Short problem: Once the pictures are set aside, transcribe the remaining data exactly.

▬▬▬▬▬▬▬▬▬▬

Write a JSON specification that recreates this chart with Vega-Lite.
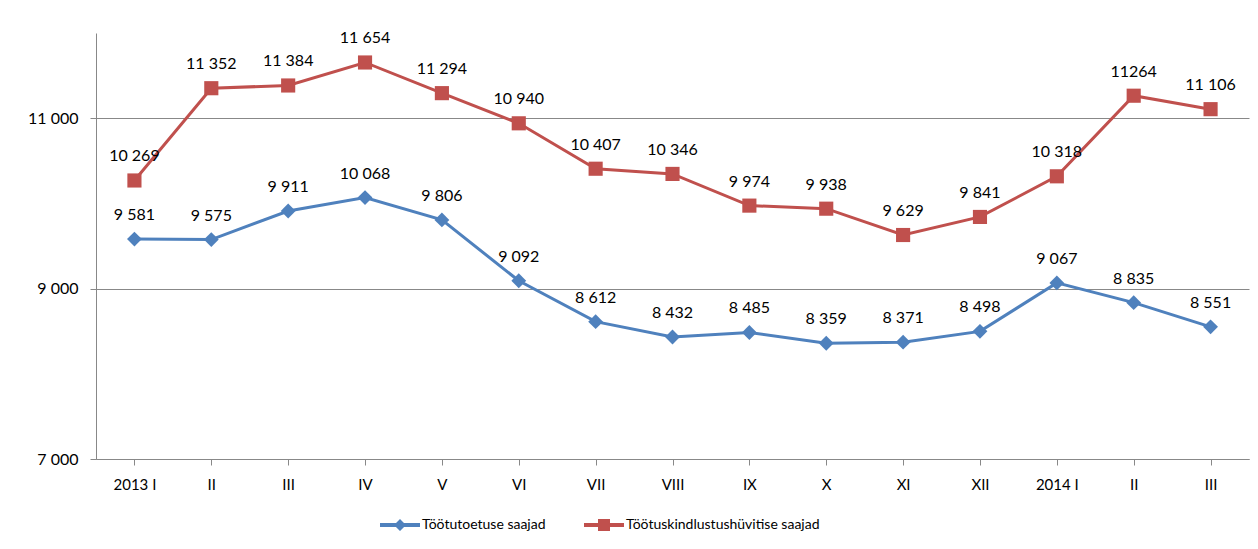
{
  "$schema": "https://vega.github.io/schema/vega-lite/v6.json",
  "width": 1153,
  "height": 426,
  "autosize": "none",
  "padding": {"left": 96, "top": 33, "right": 9, "bottom": 90},
  "background": "white",
  "config": {"view": {"stroke": null}, "font": "Lato"},
  "data": {"values": [
    {"month": "2013 I", "series": "Töötutoetuse saajad", "value": 9581, "label": "9 581"},
    {"month": "2013 II", "series": "Töötutoetuse saajad", "value": 9575, "label": "9 575"},
    {"month": "2013 III", "series": "Töötutoetuse saajad", "value": 9911, "label": "9 911"},
    {"month": "2013 IV", "series": "Töötutoetuse saajad", "value": 10068, "label": "10 068"},
    {"month": "2013 V", "series": "Töötutoetuse saajad", "value": 9806, "label": "9 806"},
    {"month": "2013 VI", "series": "Töötutoetuse saajad", "value": 9092, "label": "9 092"},
    {"month": "2013 VII", "series": "Töötutoetuse saajad", "value": 8612, "label": "8 612"},
    {"month": "2013 VIII", "series": "Töötutoetuse saajad", "value": 8432, "label": "8 432"},
    {"month": "2013 IX", "series": "Töötutoetuse saajad", "value": 8485, "label": "8 485"},
    {"month": "2013 X", "series": "Töötutoetuse saajad", "value": 8359, "label": "8 359"},
    {"month": "2013 XI", "series": "Töötutoetuse saajad", "value": 8371, "label": "8 371"},
    {"month": "2013 XII", "series": "Töötutoetuse saajad", "value": 8498, "label": "8 498"},
    {"month": "2014 I", "series": "Töötutoetuse saajad", "value": 9067, "label": "9 067"},
    {"month": "2014 II", "series": "Töötutoetuse saajad", "value": 8835, "label": "8 835"},
    {"month": "2014 III", "series": "Töötutoetuse saajad", "value": 8551, "label": "8 551"},
    {"month": "2013 I", "series": "Töötuskindlustushüvitise saajad", "value": 10269, "label": "10 269"},
    {"month": "2013 II", "series": "Töötuskindlustushüvitise saajad", "value": 11352, "label": "11 352"},
    {"month": "2013 III", "series": "Töötuskindlustushüvitise saajad", "value": 11384, "label": "11 384"},
    {"month": "2013 IV", "series": "Töötuskindlustushüvitise saajad", "value": 11654, "label": "11 654"},
    {"month": "2013 V", "series": "Töötuskindlustushüvitise saajad", "value": 11294, "label": "11 294"},
    {"month": "2013 VI", "series": "Töötuskindlustushüvitise saajad", "value": 10940, "label": "10 940"},
    {"month": "2013 VII", "series": "Töötuskindlustushüvitise saajad", "value": 10407, "label": "10 407"},
    {"month": "2013 VIII", "series": "Töötuskindlustushüvitise saajad", "value": 10346, "label": "10 346"},
    {"month": "2013 IX", "series": "Töötuskindlustushüvitise saajad", "value": 9974, "label": "9 974"},
    {"month": "2013 X", "series": "Töötuskindlustushüvitise saajad", "value": 9938, "label": "9 938"},
    {"month": "2013 XI", "series": "Töötuskindlustushüvitise saajad", "value": 9629, "label": "9 629"},
    {"month": "2013 XII", "series": "Töötuskindlustushüvitise saajad", "value": 9841, "label": "9 841"},
    {"month": "2014 I", "series": "Töötuskindlustushüvitise saajad", "value": 10318, "label": "10 318"},
    {"month": "2014 II", "series": "Töötuskindlustushüvitise saajad", "value": 11264, "label": "11264"},
    {"month": "2014 III", "series": "Töötuskindlustushüvitise saajad", "value": 11106, "label": "11 106"}
  ]},
  "encoding": {
    "x": {
      "field": "month", "type": "ordinal", "sort": null,
      "scale": {"paddingInner": 0, "paddingOuter": 0},
      "axis": {
        "title": null, "labelAngle": 0, "grid": false,
        "domainColor": "#888888", "tickColor": "#888888", "tickSize": 6,
        "labelFontSize": 15, "labelPadding": 12, "labelColor": "#000000",
        "labelExpr": "slice(datum.value, 4) == ' I' ? datum.value : substring(datum.value, 5)"
      }
    },
    "y": {
      "field": "value", "type": "quantitative",
      "scale": {"domain": [7000, 12000], "nice": false, "zero": false},
      "axis": {
        "title": null, "values": [7000, 9000, 11000], "grid": true,
        "gridColor": "#888888", "domainColor": "#888888", "tickColor": "#888888",
        "tickSize": 6, "labelFontSize": 16, "labelPadding": 12, "labelColor": "#000000",
        "labelExpr": "replace(format(datum.value, ','), ',', ' ')"
      }
    }
  },
  "layer": [
    {
      "mark": {"type": "line", "strokeWidth": 3},
      "encoding": {
        "color": {
          "field": "series", "type": "nominal",
          "scale": {"domain": ["Töötutoetuse saajad", "Töötuskindlustushüvitise saajad"], "range": ["#4F81BD", "#C0504D"]},
          "legend": {
            "title": null, "orient": "none", "legendX": 284, "legendY": 472,
            "direction": "horizontal", "labelFontSize": 14, "labelColor": "#000000",
            "columnPadding": 38, "symbolSize": 1600, "labelLimit": 0, "padding": 0, "labelOffset": 2,
            "symbolType": "M-1,-0.1H1V0.1H-1Z M-0.3,-0.3H0.3V0.3H-0.3Z",
            "symbolStrokeWidth": 0,
            "encode": {
              "symbols": {
                "update": {
                  "shape": {"signal": "datum.index === 0 ? 'M-1,-0.1H1V0.1H-1Z M0,-0.3L0.3,0L0,0.3L-0.3,0Z' : 'M-1,-0.1H1V0.1H-1Z M-0.3,-0.3H0.3V0.3H-0.3Z'"},
                  "fill": {"signal": "datum.index === 0 ? '#4F81BD' : '#C0504D'"},
                  "stroke": {"value": "transparent"}
                }
              }
            }
          }
        }
      }
    },
    {
      "transform": [{"filter": "datum.series === 'Töötutoetuse saajad'"}],
      "mark": {"type": "point", "filled": true, "opacity": 1, "size": 220, "shape": "diamond", "color": "#4F81BD"},
      "encoding": {}
    },
    {
      "transform": [{"filter": "datum.series !== 'Töötutoetuse saajad'"}],
      "mark": {"type": "point", "filled": true, "opacity": 1, "size": 200, "shape": "square", "color": "#C0504D"},
      "encoding": {}
    },
    {
      "mark": {"type": "text", "dy": -24, "fontSize": 16, "color": "#000000", "baseline": "middle"},
      "encoding": {"text": {"field": "label"}}
    }
  ]
}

▬▬▬▬▬▬▬▬▬▬

Result of this task:
Write a JSON specification that recreates this chart with Vega-Lite.
{
  "$schema": "https://vega.github.io/schema/vega-lite/v6.json",
  "width": 1153,
  "height": 426,
  "autosize": "none",
  "padding": {"left": 96, "top": 33, "right": 9, "bottom": 90},
  "background": "white",
  "config": {"view": {"stroke": null}, "font": "Lato"},
  "data": {"values": [
    {"month": "2013 I", "series": "Töötutoetuse saajad", "value": 9581, "label": "9 581"},
    {"month": "2013 II", "series": "Töötutoetuse saajad", "value": 9575, "label": "9 575"},
    {"month": "2013 III", "series": "Töötutoetuse saajad", "value": 9911, "label": "9 911"},
    {"month": "2013 IV", "series": "Töötutoetuse saajad", "value": 10068, "label": "10 068"},
    {"month": "2013 V", "series": "Töötutoetuse saajad", "value": 9806, "label": "9 806"},
    {"month": "2013 VI", "series": "Töötutoetuse saajad", "value": 9092, "label": "9 092"},
    {"month": "2013 VII", "series": "Töötutoetuse saajad", "value": 8612, "label": "8 612"},
    {"month": "2013 VIII", "series": "Töötutoetuse saajad", "value": 8432, "label": "8 432"},
    {"month": "2013 IX", "series": "Töötutoetuse saajad", "value": 8485, "label": "8 485"},
    {"month": "2013 X", "series": "Töötutoetuse saajad", "value": 8359, "label": "8 359"},
    {"month": "2013 XI", "series": "Töötutoetuse saajad", "value": 8371, "label": "8 371"},
    {"month": "2013 XII", "series": "Töötutoetuse saajad", "value": 8498, "label": "8 498"},
    {"month": "2014 I", "series": "Töötutoetuse saajad", "value": 9067, "label": "9 067"},
    {"month": "2014 II", "series": "Töötutoetuse saajad", "value": 8835, "label": "8 835"},
    {"month": "2014 III", "series": "Töötutoetuse saajad", "value": 8551, "label": "8 551"},
    {"month": "2013 I", "series": "Töötuskindlustushüvitise saajad", "value": 10269, "label": "10 269"},
    {"month": "2013 II", "series": "Töötuskindlustushüvitise saajad", "value": 11352, "label": "11 352"},
    {"month": "2013 III", "series": "Töötuskindlustushüvitise saajad", "value": 11384, "label": "11 384"},
    {"month": "2013 IV", "series": "Töötuskindlustushüvitise saajad", "value": 11654, "label": "11 654"},
    {"month": "2013 V", "series": "Töötuskindlustushüvitise saajad", "value": 11294, "label": "11 294"},
    {"month": "2013 VI", "series": "Töötuskindlustushüvitise saajad", "value": 10940, "label": "10 940"},
    {"month": "2013 VII", "series": "Töötuskindlustushüvitise saajad", "value": 10407, "label": "10 407"},
    {"month": "2013 VIII", "series": "Töötuskindlustushüvitise saajad", "value": 10346, "label": "10 346"},
    {"month": "2013 IX", "series": "Töötuskindlustushüvitise saajad", "value": 9974, "label": "9 974"},
    {"month": "2013 X", "series": "Töötuskindlustushüvitise saajad", "value": 9938, "label": "9 938"},
    {"month": "2013 XI", "series": "Töötuskindlustushüvitise saajad", "value": 9629, "label": "9 629"},
    {"month": "2013 XII", "series": "Töötuskindlustushüvitise saajad", "value": 9841, "label": "9 841"},
    {"month": "2014 I", "series": "Töötuskindlustushüvitise saajad", "value": 10318, "label": "10 318"},
    {"month": "2014 II", "series": "Töötuskindlustushüvitise saajad", "value": 11264, "label": "11264"},
    {"month": "2014 III", "series": "Töötuskindlustushüvitise saajad", "value": 11106, "label": "11 106"}
  ]},
  "encoding": {
    "x": {
      "field": "month", "type": "ordinal", "sort": null,
      "scale": {"paddingInner": 0, "paddingOuter": 0},
      "axis": {
        "title": null, "labelAngle": 0, "grid": false,
        "domainColor": "#888888", "tickColor": "#888888", "tickSize": 6,
        "labelFontSize": 15, "labelPadding": 12, "labelColor": "#000000",
        "labelExpr": "slice(datum.value, 4) == ' I' ? datum.value : substring(datum.value, 5)"
      }
    },
    "y": {
      "field": "value", "type": "quantitative",
      "scale": {"domain": [7000, 12000], "nice": false, "zero": false},
      "axis": {
        "title": null, "values": [7000, 9000, 11000], "grid": true,
        "gridColor": "#888888", "domainColor": "#888888", "tickColor": "#888888",
        "tickSize": 6, "labelFontSize": 16, "labelPadding": 12, "labelColor": "#000000",
        "labelExpr": "replace(format(datum.value, ','), ',', ' ')"
      }
    }
  },
  "layer": [
    {
      "mark": {"type": "line", "strokeWidth": 3},
      "encoding": {
        "color": {
          "field": "series", "type": "nominal",
          "scale": {"domain": ["Töötutoetuse saajad", "Töötuskindlustushüvitise saajad"], "range": ["#4F81BD", "#C0504D"]},
          "legend": {
            "title": null, "orient": "none", "legendX": 284, "legendY": 472,
            "direction": "horizontal", "labelFontSize": 14, "labelColor": "#000000",
            "columnPadding": 38, "symbolSize": 1600, "labelLimit": 0, "padding": 0, "labelOffset": 2,
            "symbolType": "M-1,-0.1H1V0.1H-1Z M-0.3,-0.3H0.3V0.3H-0.3Z",
            "symbolStrokeWidth": 0,
            "encode": {
              "symbols": {
                "update": {
                  "shape": {"signal": "datum.index === 0 ? 'M-1,-0.1H1V0.1H-1Z M0,-0.3L0.3,0L0,0.3L-0.3,0Z' : 'M-1,-0.1H1V0.1H-1Z M-0.3,-0.3H0.3V0.3H-0.3Z'"},
                  "fill": {"signal": "datum.index === 0 ? '#4F81BD' : '#C0504D'"},
                  "stroke": {"value": "transparent"}
                }
              }
            }
          }
        }
      }
    },
    {
      "transform": [{"filter": "datum.series === 'Töötutoetuse saajad'"}],
      "mark": {"type": "point", "filled": true, "opacity": 1, "size": 220, "shape": "diamond", "color": "#4F81BD"},
      "encoding": {}
    },
    {
      "transform": [{"filter": "datum.series !== 'Töötutoetuse saajad'"}],
      "mark": {"type": "point", "filled": true, "opacity": 1, "size": 200, "shape": "square", "color": "#C0504D"},
      "encoding": {}
    },
    {
      "mark": {"type": "text", "dy": -24, "fontSize": 16, "color": "#000000", "baseline": "middle"},
      "encoding": {"text": {"field": "label"}}
    }
  ]
}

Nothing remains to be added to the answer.